Objective: Please take the entries below from the first line through the line containing "60.9, 61.6, 61.6];" and repeat them exactly, leaving out everything after.

Available data:
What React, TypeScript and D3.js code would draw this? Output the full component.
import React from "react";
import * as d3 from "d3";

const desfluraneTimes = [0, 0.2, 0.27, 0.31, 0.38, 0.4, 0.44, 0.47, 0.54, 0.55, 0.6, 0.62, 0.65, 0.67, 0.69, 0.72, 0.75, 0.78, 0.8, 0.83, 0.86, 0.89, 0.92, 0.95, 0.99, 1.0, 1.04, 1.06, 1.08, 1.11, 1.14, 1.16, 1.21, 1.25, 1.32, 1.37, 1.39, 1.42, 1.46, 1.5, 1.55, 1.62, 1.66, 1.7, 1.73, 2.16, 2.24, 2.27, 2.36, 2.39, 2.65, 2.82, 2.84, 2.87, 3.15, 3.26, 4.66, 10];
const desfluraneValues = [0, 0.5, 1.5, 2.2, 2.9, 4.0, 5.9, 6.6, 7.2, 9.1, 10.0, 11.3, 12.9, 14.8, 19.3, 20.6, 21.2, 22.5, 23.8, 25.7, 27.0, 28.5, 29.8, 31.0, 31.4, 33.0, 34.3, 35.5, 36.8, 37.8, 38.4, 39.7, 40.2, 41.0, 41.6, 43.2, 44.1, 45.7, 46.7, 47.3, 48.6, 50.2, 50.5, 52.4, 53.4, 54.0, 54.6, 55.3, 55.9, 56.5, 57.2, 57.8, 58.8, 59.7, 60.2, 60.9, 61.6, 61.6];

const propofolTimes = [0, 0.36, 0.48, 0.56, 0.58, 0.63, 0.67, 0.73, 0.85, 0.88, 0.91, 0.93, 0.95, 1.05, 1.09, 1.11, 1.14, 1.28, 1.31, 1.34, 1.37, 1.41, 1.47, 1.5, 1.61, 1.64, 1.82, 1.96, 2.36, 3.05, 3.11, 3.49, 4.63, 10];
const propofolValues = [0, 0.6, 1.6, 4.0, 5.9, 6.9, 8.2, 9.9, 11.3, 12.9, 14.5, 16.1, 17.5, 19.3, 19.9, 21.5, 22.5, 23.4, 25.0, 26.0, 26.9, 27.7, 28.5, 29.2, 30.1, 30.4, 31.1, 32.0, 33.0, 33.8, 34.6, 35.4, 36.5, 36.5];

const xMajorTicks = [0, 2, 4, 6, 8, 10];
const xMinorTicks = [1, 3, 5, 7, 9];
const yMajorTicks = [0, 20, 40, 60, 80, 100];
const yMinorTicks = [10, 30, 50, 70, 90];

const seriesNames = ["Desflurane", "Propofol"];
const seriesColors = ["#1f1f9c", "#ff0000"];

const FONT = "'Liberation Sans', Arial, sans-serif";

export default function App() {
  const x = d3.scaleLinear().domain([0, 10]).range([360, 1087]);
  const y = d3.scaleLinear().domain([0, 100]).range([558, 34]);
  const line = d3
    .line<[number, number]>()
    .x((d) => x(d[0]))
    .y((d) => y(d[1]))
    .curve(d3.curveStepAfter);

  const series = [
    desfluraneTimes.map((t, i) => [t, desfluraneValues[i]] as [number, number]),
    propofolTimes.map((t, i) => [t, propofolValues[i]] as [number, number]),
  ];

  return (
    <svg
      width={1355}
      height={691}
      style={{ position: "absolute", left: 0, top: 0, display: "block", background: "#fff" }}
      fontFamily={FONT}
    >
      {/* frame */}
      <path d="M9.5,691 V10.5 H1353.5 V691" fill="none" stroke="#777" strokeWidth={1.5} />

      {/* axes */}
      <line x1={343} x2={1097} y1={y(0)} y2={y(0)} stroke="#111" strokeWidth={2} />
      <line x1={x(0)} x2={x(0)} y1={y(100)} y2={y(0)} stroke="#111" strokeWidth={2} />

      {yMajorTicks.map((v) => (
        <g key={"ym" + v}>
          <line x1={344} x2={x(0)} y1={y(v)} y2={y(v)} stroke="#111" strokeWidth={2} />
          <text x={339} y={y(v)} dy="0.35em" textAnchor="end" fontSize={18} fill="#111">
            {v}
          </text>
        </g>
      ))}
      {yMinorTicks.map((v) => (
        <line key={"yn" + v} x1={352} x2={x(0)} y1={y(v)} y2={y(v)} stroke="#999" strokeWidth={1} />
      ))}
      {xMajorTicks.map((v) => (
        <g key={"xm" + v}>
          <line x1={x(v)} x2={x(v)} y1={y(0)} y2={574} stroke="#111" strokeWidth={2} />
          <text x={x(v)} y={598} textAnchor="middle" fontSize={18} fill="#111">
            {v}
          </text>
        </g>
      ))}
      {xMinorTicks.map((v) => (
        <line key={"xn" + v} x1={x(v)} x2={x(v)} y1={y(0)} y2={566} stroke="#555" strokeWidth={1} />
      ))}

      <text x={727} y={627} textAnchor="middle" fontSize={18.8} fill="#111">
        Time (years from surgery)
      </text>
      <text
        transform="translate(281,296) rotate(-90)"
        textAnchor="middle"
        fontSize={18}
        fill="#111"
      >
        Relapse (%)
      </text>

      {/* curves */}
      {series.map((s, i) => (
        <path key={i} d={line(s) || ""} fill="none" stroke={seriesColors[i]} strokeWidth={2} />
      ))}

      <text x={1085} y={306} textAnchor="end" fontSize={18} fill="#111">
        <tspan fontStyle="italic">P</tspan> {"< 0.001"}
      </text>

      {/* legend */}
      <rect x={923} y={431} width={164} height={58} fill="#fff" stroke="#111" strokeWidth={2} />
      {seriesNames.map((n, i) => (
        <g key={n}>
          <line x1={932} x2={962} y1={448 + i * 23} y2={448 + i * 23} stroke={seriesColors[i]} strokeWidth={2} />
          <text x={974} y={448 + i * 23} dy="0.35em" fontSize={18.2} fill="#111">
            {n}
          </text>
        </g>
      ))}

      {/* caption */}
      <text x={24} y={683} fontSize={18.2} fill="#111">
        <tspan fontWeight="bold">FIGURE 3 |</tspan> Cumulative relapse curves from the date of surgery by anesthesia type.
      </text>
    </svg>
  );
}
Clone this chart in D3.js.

Correct response:
What React, TypeScript and D3.js code would draw this? Output the full component.
import React from "react";
import * as d3 from "d3";

const desfluraneTimes = [0, 0.2, 0.27, 0.31, 0.38, 0.4, 0.44, 0.47, 0.54, 0.55, 0.6, 0.62, 0.65, 0.67, 0.69, 0.72, 0.75, 0.78, 0.8, 0.83, 0.86, 0.89, 0.92, 0.95, 0.99, 1.0, 1.04, 1.06, 1.08, 1.11, 1.14, 1.16, 1.21, 1.25, 1.32, 1.37, 1.39, 1.42, 1.46, 1.5, 1.55, 1.62, 1.66, 1.7, 1.73, 2.16, 2.24, 2.27, 2.36, 2.39, 2.65, 2.82, 2.84, 2.87, 3.15, 3.26, 4.66, 10];
const desfluraneValues = [0, 0.5, 1.5, 2.2, 2.9, 4.0, 5.9, 6.6, 7.2, 9.1, 10.0, 11.3, 12.9, 14.8, 19.3, 20.6, 21.2, 22.5, 23.8, 25.7, 27.0, 28.5, 29.8, 31.0, 31.4, 33.0, 34.3, 35.5, 36.8, 37.8, 38.4, 39.7, 40.2, 41.0, 41.6, 43.2, 44.1, 45.7, 46.7, 47.3, 48.6, 50.2, 50.5, 52.4, 53.4, 54.0, 54.6, 55.3, 55.9, 56.5, 57.2, 57.8, 58.8, 59.7, 60.2, 60.9, 61.6, 61.6];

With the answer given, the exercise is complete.